Fred had a good night last night. He slept until 4am. The night before, we were up 3 times to go outside. Sometimes he can get up on his own and other times he needs a little help. I have to be careful how I lift him or I will squeeze the pee out of him. I know, it sounds gross. I’m no stranger anymore to cleaning up messes. It makes me think about what caregivers go through with aging loved ones. It is easy to get resentful when our lives are consumed by taking care of someone else. Chaplain Michael Byrd says, “Our greatest frustrations come from unmet expectations.” So, we just need to change our expectations. And, remember to take care of ourselves. And, cherish every moment we have with those we love.

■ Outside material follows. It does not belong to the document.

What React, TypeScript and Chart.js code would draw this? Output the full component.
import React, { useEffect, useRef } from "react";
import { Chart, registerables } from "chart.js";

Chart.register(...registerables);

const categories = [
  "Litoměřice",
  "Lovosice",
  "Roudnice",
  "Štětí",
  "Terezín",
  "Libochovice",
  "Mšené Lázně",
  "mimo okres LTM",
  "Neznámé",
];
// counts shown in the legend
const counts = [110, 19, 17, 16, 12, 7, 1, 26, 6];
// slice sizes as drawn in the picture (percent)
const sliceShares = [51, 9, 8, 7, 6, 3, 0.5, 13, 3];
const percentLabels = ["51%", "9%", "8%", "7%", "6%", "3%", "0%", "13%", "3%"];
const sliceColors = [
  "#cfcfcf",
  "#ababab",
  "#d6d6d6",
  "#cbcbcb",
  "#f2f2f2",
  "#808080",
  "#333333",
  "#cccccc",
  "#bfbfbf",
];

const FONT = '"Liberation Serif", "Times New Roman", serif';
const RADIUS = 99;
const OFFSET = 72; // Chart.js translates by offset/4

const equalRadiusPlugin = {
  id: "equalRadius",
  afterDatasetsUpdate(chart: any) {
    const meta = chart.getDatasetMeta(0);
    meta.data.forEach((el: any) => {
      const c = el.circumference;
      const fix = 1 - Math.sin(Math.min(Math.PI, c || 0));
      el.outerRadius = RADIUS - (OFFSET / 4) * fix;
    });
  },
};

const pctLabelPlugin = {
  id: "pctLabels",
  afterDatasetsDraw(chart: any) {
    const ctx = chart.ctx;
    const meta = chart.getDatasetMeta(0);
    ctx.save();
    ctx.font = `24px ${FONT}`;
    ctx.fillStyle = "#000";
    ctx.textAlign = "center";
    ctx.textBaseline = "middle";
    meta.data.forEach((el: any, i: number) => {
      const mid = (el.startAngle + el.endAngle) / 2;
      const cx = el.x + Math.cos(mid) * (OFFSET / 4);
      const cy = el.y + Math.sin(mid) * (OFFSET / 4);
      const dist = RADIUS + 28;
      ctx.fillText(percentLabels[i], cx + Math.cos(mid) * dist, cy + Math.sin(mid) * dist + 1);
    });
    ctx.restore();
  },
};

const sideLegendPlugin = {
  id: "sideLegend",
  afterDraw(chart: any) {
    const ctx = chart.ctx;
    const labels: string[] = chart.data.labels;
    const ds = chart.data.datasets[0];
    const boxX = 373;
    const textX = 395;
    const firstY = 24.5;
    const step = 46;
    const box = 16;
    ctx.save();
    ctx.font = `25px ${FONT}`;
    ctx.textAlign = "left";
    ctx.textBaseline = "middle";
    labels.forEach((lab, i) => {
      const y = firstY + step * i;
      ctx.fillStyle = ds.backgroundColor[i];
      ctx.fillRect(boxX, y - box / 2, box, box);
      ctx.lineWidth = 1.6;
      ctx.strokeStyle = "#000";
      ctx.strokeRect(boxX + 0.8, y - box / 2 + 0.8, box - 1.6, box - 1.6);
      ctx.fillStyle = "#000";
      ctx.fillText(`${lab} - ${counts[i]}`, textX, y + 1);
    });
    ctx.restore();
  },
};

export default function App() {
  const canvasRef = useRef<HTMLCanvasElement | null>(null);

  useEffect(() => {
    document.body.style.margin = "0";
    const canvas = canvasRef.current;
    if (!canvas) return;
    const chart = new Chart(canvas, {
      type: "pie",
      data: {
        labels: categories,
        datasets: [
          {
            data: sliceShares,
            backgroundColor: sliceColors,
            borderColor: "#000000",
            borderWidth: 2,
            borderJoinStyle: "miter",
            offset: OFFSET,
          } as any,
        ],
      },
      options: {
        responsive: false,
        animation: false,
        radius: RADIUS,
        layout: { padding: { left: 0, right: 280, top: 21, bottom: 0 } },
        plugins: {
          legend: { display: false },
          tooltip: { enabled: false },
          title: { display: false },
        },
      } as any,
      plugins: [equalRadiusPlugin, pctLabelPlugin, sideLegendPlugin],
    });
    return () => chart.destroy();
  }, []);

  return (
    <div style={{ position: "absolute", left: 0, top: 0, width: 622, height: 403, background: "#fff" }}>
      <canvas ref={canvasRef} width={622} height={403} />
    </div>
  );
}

I have a book of letters written by people to their dogs. Starting this blog at this time, it seems right to begin with a letter to my boy, Fred. In a week, we’ll be saying goodbye.
Dear Fred, my loving boy.
We’re almost at the end of our time together in this life. Still, your fur is such a creamy white and so super soft. Just the other night, three ladies adored you as you walked to them in the dark. They don’t know how you struggle to make your legs work or how they give out when you stand too long. You are so good at hiding your pain and the embarrassment when your bladder gives way before we make it outside. Someone suggested that you know I’m not ready to let go and so you keep it from me how much you hurt.
Was Ella right when she said your bunny like ears stand out so you can hear us better? Now, you fear the step on the curb that you can’t seem to see anymore. Sleep is interrupted by uncontrolled movement of your bowel and you slip and slide instead of getting up on your feet. It’s time, isn’t it?
We made it through this past year. You made it through, with me, knowing how much I needed you. It’s okay now, Fred. I’m better now and it’s time to think of you. I thought you’d tell me when it was time but I guess I have to be the one to decide. Only a pup like you would give such love to a person like me. I’ve loved you so much.
We’re a family – you, me and Ethel. She and I will miss you terribly. Our memories of being together for so long and through so many good and challenging times will fill our hearts forever. For the rest of our time together, we’ll just love and cherish each other and make more memories to fill the void that will be there without you. My sweet, sweet boy. I love you and will miss you.